Immediately, support poured in from around the country. Photos of Kinnan, Hisham and Tahseen flashed on major networks. Officials condemned the attack, and Senator Bernie Sanders of Vermont spoke with Kinnan privately over Zoom as the other two friends recovered. Kinnan returned to Haverford soon after the shooting and juggled classes with media requests and meetings with the college’s administration. He was doing a “monkey dance,” as he called it, trying to draw people’s attention to the fact that not just he but also Gazan children deserved to live.


Doctors were unable to remove the bullet from Hisham’s spine, and he is now paralyzed from the chest down. On Dec. 6, he was moved to a rehab facility in Boston. Hisham didn’t talk much about his paralysis. To family and friends, he seemed to accept the challenge as a part of life. Elizabeth was grateful that her son had always been even-tempered. He wanted to walk again, and she knew struggle would come.

Tahseen was discharged in early December, too. Doctors removed much of the bullet from his chest, but some shrapnel remains. His terrified mother called relatives back home, who reassured her that every other neighbor, cousin and son carried bullet fragments in their flesh.


Tahseen visited Hisham in Boston soon after leaving Burlington. He couldn’t imagine seeing his friend, his brother really, now in a wheelchair, and he braced himself for tears. Yet when he entered the room, there was the same Hisham, sitting as he always sat. Growing up, Hisham bore the brunt of the friends’ jokes, and now he offered himself to Tahseen on a platter. He was Joe Swanson, Hisham announced, referring to the musclebound character in a wheelchair from “Family Guy.”


As they recovered, the war raged on. A few days after the shooting, Hisham gave a rare public statement through the S.J.P. chapter at Brown: “Had I been shot in the West Bank, where I grew up, the medical services that saved my life here would likely have been withheld by the Israeli Army. The soldier who shot me would go home and never be convicted.” In January, a Palestinian American teenage boy from Louisiana was shot in the head and killed by Israelis in the West Bank, according to the Israeli police. No one has yet been charged.

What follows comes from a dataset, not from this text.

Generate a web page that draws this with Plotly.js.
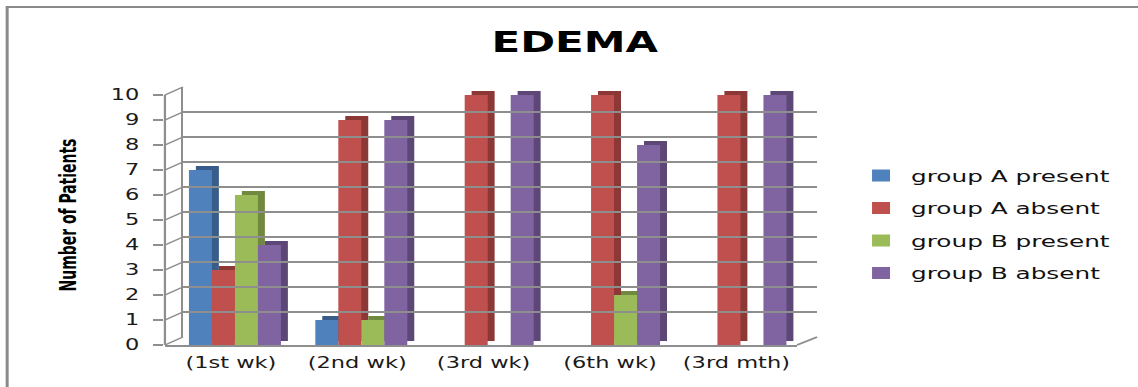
<!DOCTYPE html>
<html>
<head>
<meta charset="utf-8">
<script src="https://cdn.plot.ly/plotly-3.0.1.min.js"></script>
<style>
  html, body { margin: 0; padding: 0; background: #ffffff; overflow: hidden; }
  #chart { width: 759px; height: 387px; transform: scaleX(1.49934); transform-origin: 0 0; }
</style>
</head>
<body>
<div id="chart"></div>
<script>
// ---- data ----
const categories = ["(1st wk)", "(2nd wk)", "(3rd wk)", "(6th wk)", "(3rd mth)"];
const seriesNames = ["group A present", "group A absent", "group B present", "group B absent"];
const groupAPresent = [7, 1, 0, 0, 0];
const groupAAbsent  = [3, 9, 10, 10, 10];
const groupBPresent = [6, 1, 0, 2, 0];
const groupBAbsent  = [4, 9, 10, 8, 10];
const yTicks = [0, 1, 2, 3, 4, 5, 6, 7, 8, 9, 10];

// ---- styling ----
const frontColors = ["#4F81BD", "#C0504D", "#9BBB59", "#8064A2"];
const sideColors  = ["#385D8A", "#8C3836", "#71893F", "#5C4776"];
const seriesValues = [groupAPresent, groupAAbsent, groupBPresent, groupBAbsent];

const barW = 0.182;
const firstOffset = -0.332;
const sideDx = 0.055;
const sideDy = 0.16;

const traces = [];
// 3D side/top faces (drawn first, behind the fronts)
seriesValues.forEach((vals, k) => {
  traces.push({
    type: "bar", x: categories, y: vals, base: sideDy,
    width: barW, offset: firstOffset + barW * k + sideDx,
    marker: { color: sideColors[k], line: { width: 0 } },
    showlegend: false, legendgroup: "g" + k, hoverinfo: "skip",
    xaxis: "x", yaxis: "y"
  });
});
// front faces
seriesValues.forEach((vals, k) => {
  traces.push({
    type: "bar", name: seriesNames[k], x: categories, y: vals,
    width: barW, offset: firstOffset + barW * k,
    marker: { color: frontColors[k], line: { width: 0 } },
    legendgroup: "g" + k, xaxis: "x", yaxis: "y"
  });
});
// invisible trace to carry the back-wall grid axes
traces.push({
  type: "scatter", x: categories, y: groupAAbsent, mode: "markers",
  marker: { opacity: 0 }, showlegend: false, hoverinfo: "skip",
  xaxis: "x2", yaxis: "y2"
});

const gridColor = "#8e8e8e";
const paperH = 261;          // plot-area height in px
const pxPerUnit = 25;        // vertical px per patient
const wallDy = 8;            // back wall lifted by 8 px
const xMainEnd = 0.9692;
const x2Start = 0.0276;
const yMainTopVal = 10.4;
const yMainTop = yMainTopVal * pxPerUnit / paperH;
const y2Start = wallDy / paperH;
const y2End = (wallDy + 10 * pxPerUnit) / paperH;

const shapes = [];
// connectors from the front axis ticks to the back wall
yTicks.forEach(v => {
  shapes.push({
    type: "line", xref: "paper", yref: "paper",
    x0: 0, y0: v * pxPerUnit / paperH, x1: x2Start, y1: (wallDy + v * pxPerUnit) / paperH,
    line: { color: gridColor, width: 1.5 }
  });
});
// floor right edge
shapes.push({
  type: "line", xref: "paper", yref: "paper",
  x0: xMainEnd, y0: 0, x1: 1, y1: y2Start,
  line: { color: gridColor, width: 1.5 }
});
// outer frame
shapes.push({
  type: "rect", xref: "paper", yref: "paper",
  x0: -0.2419, y0: -0.2, x1: 1.5, y1: (345 - 7) / paperH,
  line: { color: "#8a8a8a", width: 2 }, fillcolor: "rgba(0,0,0,0)", layer: "below"
});
// front y-axis line spanning 0..10
shapes.push({
  type: "line", xref: "paper", yref: "paper",
  x0: 0, y0: 0, x1: 0, y1: 10 * pxPerUnit / paperH,
  line: { color: gridColor, width: 1.5 }
});

const tickFont = { family: "DejaVu Sans, Verdana, sans-serif", size: 15, color: "#1a1a1a" };

const layout = {
  width: 759, height: 387,
  margin: { l: 110, r: 213.7, t: 387 - 42 - paperH, b: 42 },
  paper_bgcolor: "#ffffff", plot_bgcolor: "rgba(0,0,0,0)",
  barmode: "overlay",
  showlegend: true,
  title: {
    text: "EDEMA",
    font: { family: "DejaVu Sans, sans-serif", size: 28, weight: "bold", color: "#000000" },
    x: 0.505, xref: "container", xanchor: "center",
    y: 0.891, yref: "container", yanchor: "middle"
  },
  xaxis: {
    domain: [0, xMainEnd], type: "category", range: [-0.522, 4.48],
    showgrid: false, zeroline: false, showline: true, linecolor: gridColor, linewidth: 1.5,
    ticks: "", tickfont: tickFont, ticklabelstandoff: 4, fixedrange: true
  },
  yaxis: {
    domain: [0, yMainTop], range: [0, yMainTopVal],
    tickvals: yTicks, ticktext: yTicks.map(String),
    showgrid: false, zeroline: false, showline: false,
    ticks: "outside", ticklen: 7, tickcolor: gridColor, tickwidth: 1.5,
    tickfont: tickFont, ticklabelstandoff: 6,
    title: {
      text: "Number of Patients",
      font: { family: "Liberation Sans Narrow, DejaVu Sans Condensed, Arial Narrow, sans-serif", size: 15.5, weight: "bold", color: "#000000" },
      standoff: 18
    },
    fixedrange: true
  },
  xaxis2: {
    domain: [x2Start, 1], anchor: "y2", type: "category", range: [-0.522, 4.48],
    showgrid: false, zeroline: false, showline: false, showticklabels: false, ticks: "", fixedrange: true
  },
  yaxis2: {
    domain: [y2Start, y2End], anchor: "x2", range: [0, 10],
    tickvals: yTicks, showgrid: true, gridcolor: gridColor, gridwidth: 1.5,
    zeroline: false, showline: true, linecolor: gridColor, linewidth: 1.5,
    showticklabels: false, ticks: "", fixedrange: true
  },
  legend: {
    x: 1.052, xanchor: "left", y: 0.715, yanchor: "top",
    font: { family: "DejaVu Sans, Verdana, sans-serif", size: 16.5, color: "#111111" },
    traceorder: "grouped", tracegroupgap: 8,
    bgcolor: "rgba(0,0,0,0)", itemclick: false, itemdoubleclick: false
  },
  shapes: shapes
};

Plotly.newPlot("chart", traces, layout, { staticPlot: true, displayModeBar: false, responsive: false });
</script>
</body>
</html>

Individually, the friends struggled with all kinds of guilt: Hisham invited his friends to Burlington for Thanksgiving. Tahseen suggested taking a walk that evening. Kinnan avoided getting injured as seriously as his friends. And then there was the guilt of being alive. Compared with Gazans, they are privileged: They are able to eat, drink water, hold their loved ones.

The friends tried to understand why they had received so much support. In America, their shooting had been perceived as an act of hate, but if it had happened in the West Bank or Gaza, they would be considered collateral damage or even legitimate targets — potential terrorists. Kinnan wondered: Who counted, who didn’t? Was it simply that he was educated? That he was American? But Palestinians overseas are also human, he said, “and they’re just as smart, and they have dreams, and the same hopes.”


Kinnan, Hisham and Tahseen reunited in Boston in the new year, the first time since Vermont. Soon, they would head back to their respective schools, Kinnan to stay on track for medical school and Tahseen to study mathematics. Hisham’s love for it had moved Tahseen to major in the same. Hisham had another passion, too. In Ramallah, he had spent hours walking through ancient ruins and wanted to do archaeological digs one day. That was still his hope; he just needed to rethink his approach.


The friends missed home. Not just Ramallah, which was rapidly changing under Israel’s latest incursion, but a particular time, the one they couldn’t return to. They missed the life before they came to the United States to study, before the Hamas attack on Oct. 7 and the relentless Israeli bombardment of Gaza, before a shooting in Burlington wrested from them their youth. For some brief hours, they could tease one another and laugh and go back to those days, Tahseen said, “when we didn’t care about anything else.” They could just be themselves.